Provided data -
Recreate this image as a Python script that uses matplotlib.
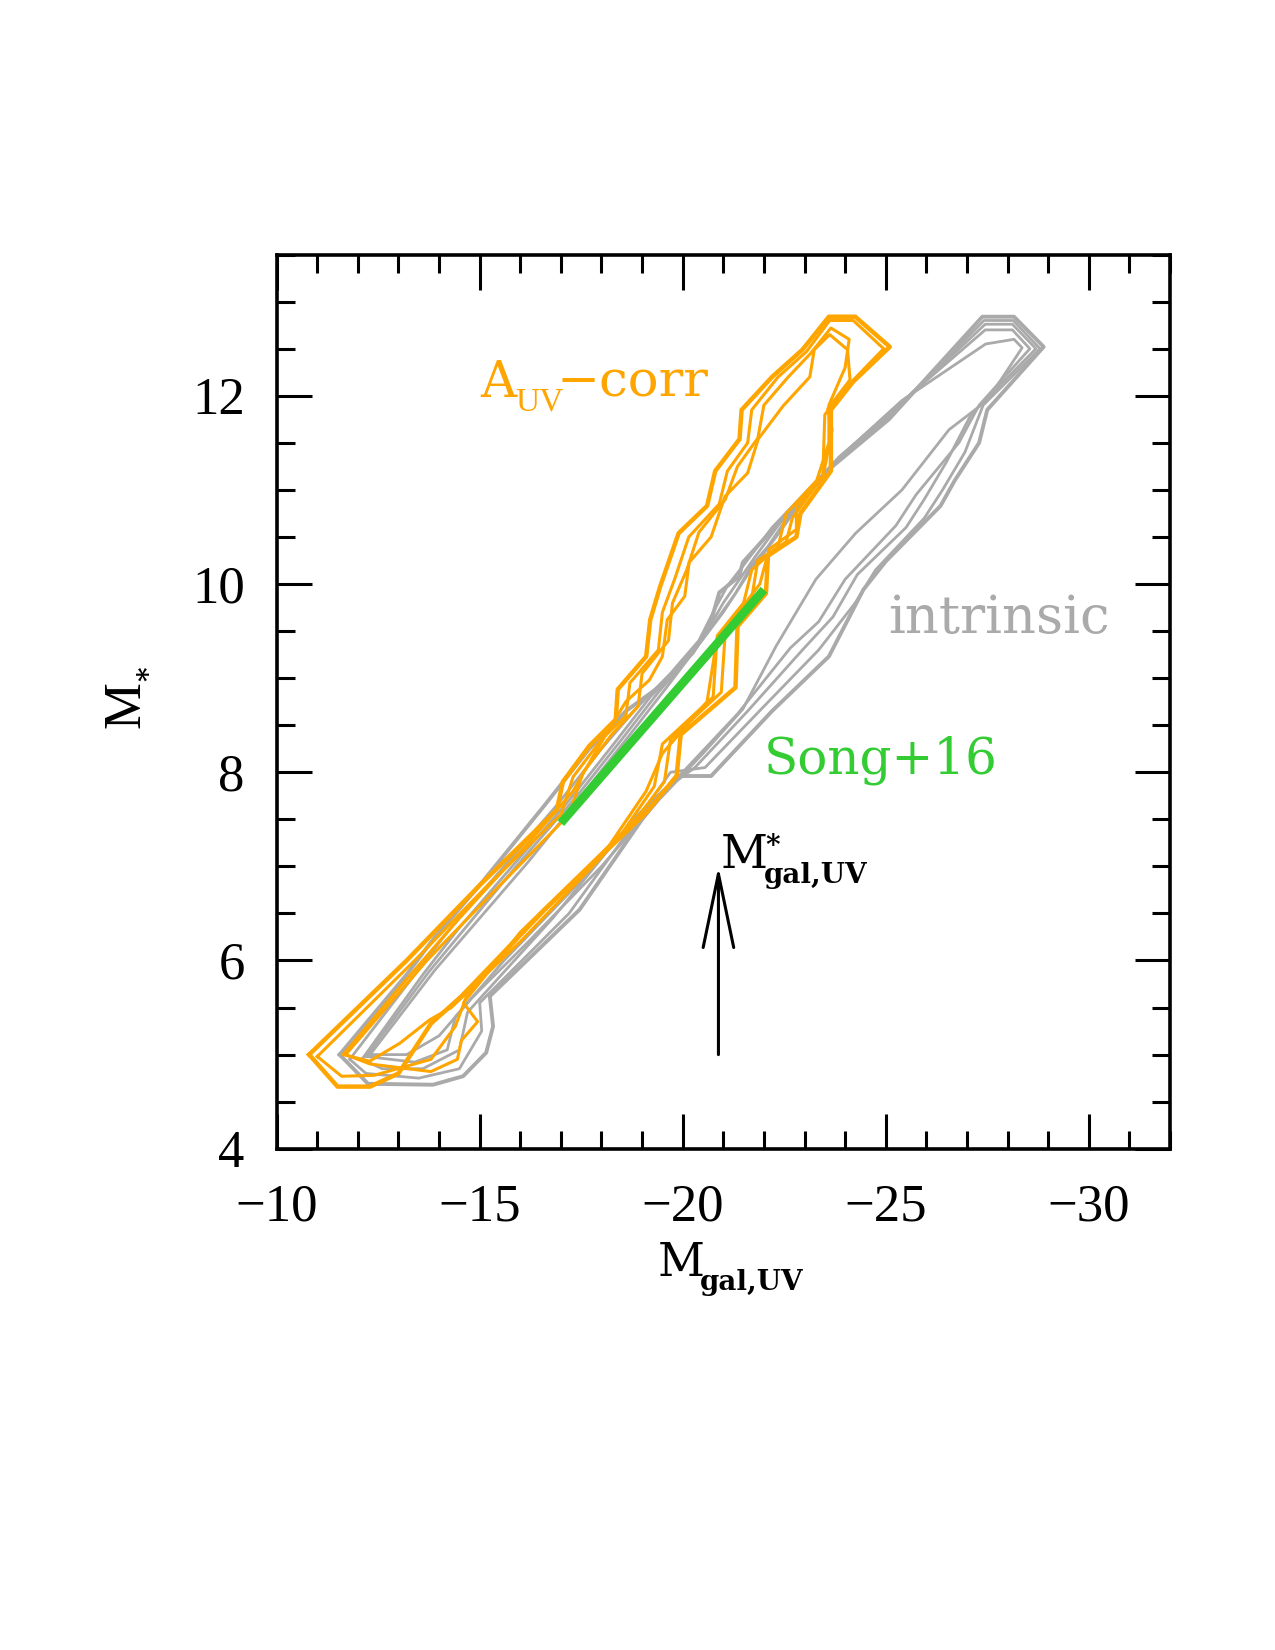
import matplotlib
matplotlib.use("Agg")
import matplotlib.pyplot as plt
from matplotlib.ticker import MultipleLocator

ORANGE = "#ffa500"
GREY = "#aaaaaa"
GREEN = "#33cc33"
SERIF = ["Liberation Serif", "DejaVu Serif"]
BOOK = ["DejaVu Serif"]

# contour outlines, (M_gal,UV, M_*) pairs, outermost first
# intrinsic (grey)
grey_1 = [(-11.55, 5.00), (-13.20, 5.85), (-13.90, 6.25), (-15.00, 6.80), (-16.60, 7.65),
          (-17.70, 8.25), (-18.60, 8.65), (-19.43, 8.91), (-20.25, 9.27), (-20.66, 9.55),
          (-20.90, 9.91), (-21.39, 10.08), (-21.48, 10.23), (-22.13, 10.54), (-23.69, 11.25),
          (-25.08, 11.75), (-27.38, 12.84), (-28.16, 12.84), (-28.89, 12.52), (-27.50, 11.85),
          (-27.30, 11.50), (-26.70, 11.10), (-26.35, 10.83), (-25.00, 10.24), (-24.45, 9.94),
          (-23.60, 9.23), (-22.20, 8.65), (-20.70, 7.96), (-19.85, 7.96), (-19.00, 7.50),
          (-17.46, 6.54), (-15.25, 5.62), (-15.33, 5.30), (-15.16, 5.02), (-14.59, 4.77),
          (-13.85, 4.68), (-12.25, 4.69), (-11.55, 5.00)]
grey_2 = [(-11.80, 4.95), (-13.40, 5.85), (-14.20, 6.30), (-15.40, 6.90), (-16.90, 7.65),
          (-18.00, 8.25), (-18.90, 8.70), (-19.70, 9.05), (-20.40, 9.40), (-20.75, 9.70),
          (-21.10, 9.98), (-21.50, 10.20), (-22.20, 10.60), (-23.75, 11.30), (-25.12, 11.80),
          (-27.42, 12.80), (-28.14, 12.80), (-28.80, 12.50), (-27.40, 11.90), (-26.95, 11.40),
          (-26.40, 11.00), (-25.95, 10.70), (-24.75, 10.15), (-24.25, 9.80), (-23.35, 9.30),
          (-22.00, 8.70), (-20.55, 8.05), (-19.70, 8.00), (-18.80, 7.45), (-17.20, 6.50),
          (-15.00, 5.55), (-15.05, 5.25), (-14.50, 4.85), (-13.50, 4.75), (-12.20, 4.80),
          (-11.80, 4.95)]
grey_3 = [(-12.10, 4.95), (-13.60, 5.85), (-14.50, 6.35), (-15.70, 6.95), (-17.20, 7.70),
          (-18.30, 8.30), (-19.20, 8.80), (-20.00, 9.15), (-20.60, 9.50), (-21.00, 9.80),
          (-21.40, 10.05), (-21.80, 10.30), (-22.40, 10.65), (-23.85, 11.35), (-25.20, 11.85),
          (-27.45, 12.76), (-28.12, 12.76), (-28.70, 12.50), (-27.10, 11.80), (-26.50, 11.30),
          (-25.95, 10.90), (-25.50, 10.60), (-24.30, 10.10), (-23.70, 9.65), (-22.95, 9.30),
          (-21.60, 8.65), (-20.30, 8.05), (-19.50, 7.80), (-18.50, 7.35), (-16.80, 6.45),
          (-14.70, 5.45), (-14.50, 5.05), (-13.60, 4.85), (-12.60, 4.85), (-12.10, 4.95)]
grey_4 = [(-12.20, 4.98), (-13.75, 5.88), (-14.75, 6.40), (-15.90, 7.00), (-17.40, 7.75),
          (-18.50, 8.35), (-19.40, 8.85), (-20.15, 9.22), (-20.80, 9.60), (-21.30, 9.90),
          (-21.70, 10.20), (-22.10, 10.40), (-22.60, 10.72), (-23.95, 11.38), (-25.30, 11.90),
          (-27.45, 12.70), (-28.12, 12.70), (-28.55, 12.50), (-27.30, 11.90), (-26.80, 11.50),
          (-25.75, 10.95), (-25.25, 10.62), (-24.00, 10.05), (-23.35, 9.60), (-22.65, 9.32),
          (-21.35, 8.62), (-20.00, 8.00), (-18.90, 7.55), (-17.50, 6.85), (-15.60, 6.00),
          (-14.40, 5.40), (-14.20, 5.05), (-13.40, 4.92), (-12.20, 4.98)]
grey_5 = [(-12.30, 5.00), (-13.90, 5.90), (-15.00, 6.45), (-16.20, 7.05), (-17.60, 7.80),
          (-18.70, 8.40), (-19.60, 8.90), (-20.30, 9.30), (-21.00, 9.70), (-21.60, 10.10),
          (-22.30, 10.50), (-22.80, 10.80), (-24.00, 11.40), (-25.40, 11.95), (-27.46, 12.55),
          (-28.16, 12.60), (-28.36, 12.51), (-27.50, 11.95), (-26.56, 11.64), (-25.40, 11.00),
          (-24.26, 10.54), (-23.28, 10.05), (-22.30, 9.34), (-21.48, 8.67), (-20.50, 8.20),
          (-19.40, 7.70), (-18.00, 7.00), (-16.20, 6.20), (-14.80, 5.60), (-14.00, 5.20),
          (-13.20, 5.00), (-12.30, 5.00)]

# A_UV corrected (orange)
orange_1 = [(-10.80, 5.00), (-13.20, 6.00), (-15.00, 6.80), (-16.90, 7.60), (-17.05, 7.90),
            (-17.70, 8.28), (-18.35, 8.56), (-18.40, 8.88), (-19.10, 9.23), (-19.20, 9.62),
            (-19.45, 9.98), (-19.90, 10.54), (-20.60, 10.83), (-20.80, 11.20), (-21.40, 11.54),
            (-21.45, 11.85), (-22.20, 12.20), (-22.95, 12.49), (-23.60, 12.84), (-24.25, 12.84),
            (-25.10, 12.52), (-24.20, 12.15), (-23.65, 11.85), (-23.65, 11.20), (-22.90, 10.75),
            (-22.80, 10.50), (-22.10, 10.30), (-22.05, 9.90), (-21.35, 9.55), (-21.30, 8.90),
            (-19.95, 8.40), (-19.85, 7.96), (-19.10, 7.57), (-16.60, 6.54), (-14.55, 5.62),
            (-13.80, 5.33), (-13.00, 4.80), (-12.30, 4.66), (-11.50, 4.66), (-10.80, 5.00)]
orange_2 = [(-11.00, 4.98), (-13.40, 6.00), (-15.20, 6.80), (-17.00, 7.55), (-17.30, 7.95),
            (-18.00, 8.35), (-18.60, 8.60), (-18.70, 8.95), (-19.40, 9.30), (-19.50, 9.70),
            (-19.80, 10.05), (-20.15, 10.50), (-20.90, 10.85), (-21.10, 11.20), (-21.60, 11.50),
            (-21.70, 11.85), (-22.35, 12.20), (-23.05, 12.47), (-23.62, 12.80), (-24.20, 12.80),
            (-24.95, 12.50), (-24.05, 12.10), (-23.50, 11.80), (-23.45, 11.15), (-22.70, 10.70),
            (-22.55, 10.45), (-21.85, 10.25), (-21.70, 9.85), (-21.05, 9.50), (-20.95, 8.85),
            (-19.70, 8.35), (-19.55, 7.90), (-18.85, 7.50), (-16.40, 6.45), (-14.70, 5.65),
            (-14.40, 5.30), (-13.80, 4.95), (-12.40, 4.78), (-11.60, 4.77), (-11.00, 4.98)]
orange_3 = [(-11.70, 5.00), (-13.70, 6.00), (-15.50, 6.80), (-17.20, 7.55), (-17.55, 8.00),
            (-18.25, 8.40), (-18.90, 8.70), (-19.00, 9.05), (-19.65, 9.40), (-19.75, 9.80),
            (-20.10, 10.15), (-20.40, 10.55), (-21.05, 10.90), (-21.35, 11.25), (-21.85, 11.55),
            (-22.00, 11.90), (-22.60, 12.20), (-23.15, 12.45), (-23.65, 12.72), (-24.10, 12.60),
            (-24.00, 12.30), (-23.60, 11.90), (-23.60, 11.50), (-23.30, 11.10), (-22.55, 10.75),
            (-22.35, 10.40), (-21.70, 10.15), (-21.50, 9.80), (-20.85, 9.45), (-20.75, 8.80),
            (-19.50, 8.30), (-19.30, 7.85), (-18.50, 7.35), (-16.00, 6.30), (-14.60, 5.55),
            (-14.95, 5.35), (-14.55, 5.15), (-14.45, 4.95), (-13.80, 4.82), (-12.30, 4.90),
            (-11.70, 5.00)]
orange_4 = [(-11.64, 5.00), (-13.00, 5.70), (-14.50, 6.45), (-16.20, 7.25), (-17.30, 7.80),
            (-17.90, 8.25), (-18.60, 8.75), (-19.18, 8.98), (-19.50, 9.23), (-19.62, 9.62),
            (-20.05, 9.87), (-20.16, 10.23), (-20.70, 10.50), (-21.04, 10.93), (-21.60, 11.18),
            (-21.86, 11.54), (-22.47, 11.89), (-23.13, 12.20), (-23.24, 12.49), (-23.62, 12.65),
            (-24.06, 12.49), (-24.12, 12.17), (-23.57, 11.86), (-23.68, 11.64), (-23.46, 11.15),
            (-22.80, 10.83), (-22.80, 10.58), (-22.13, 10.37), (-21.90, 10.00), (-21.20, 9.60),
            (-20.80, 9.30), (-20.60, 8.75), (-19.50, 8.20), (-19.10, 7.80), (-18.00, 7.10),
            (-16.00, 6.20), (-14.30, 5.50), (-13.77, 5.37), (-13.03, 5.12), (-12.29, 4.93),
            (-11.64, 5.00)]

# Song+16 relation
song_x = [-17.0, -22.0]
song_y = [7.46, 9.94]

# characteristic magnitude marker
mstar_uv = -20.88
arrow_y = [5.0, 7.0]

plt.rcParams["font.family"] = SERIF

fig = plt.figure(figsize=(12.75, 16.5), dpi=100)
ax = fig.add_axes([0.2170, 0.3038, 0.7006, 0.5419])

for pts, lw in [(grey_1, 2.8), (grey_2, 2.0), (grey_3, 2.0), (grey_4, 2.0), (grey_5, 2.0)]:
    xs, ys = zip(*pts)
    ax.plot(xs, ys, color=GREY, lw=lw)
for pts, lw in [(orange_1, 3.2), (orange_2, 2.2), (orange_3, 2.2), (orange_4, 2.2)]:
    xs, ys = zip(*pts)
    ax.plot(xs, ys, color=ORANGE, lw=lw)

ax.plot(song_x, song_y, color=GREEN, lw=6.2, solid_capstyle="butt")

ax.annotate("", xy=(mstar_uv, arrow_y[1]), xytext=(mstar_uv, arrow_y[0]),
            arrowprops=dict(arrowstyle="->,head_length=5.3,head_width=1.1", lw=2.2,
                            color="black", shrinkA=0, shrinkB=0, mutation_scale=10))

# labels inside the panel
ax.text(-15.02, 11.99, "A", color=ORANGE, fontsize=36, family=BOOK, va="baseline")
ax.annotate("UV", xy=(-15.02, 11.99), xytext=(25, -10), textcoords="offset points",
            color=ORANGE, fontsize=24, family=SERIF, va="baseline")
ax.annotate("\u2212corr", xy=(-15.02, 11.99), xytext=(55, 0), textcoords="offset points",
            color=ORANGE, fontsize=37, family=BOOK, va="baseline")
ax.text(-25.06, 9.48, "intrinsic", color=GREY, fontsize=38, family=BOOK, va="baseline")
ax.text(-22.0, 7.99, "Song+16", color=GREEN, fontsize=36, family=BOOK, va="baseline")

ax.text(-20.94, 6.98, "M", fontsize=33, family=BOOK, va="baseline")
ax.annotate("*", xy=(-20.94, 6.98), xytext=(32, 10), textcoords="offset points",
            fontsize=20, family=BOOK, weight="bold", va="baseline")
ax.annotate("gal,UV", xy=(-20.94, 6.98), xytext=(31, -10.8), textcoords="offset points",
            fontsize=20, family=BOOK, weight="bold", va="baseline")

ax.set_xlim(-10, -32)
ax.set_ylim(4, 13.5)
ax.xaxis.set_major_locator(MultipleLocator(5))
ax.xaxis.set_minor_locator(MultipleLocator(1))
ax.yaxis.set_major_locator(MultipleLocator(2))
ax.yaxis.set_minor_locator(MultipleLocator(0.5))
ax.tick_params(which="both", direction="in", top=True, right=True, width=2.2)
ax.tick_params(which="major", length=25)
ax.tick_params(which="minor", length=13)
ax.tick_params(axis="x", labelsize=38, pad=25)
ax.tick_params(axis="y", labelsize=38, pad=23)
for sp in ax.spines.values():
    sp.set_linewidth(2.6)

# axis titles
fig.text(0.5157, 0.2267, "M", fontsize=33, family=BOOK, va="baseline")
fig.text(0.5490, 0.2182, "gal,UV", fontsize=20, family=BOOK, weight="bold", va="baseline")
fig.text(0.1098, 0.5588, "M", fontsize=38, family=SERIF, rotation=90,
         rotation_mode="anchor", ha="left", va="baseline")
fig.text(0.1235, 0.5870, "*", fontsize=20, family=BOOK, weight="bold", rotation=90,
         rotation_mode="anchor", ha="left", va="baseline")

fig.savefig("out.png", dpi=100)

Given problem - Transcribe the opening line of the listing above, please, and every line after it through the line with "from matplotlib.ticker import MultipleLocator", word for word, without pictures.

Task answer -
Recreate this image as a Python script that uses matplotlib.
import matplotlib
matplotlib.use("Agg")
import matplotlib.pyplot as plt
from matplotlib.ticker import MultipleLocator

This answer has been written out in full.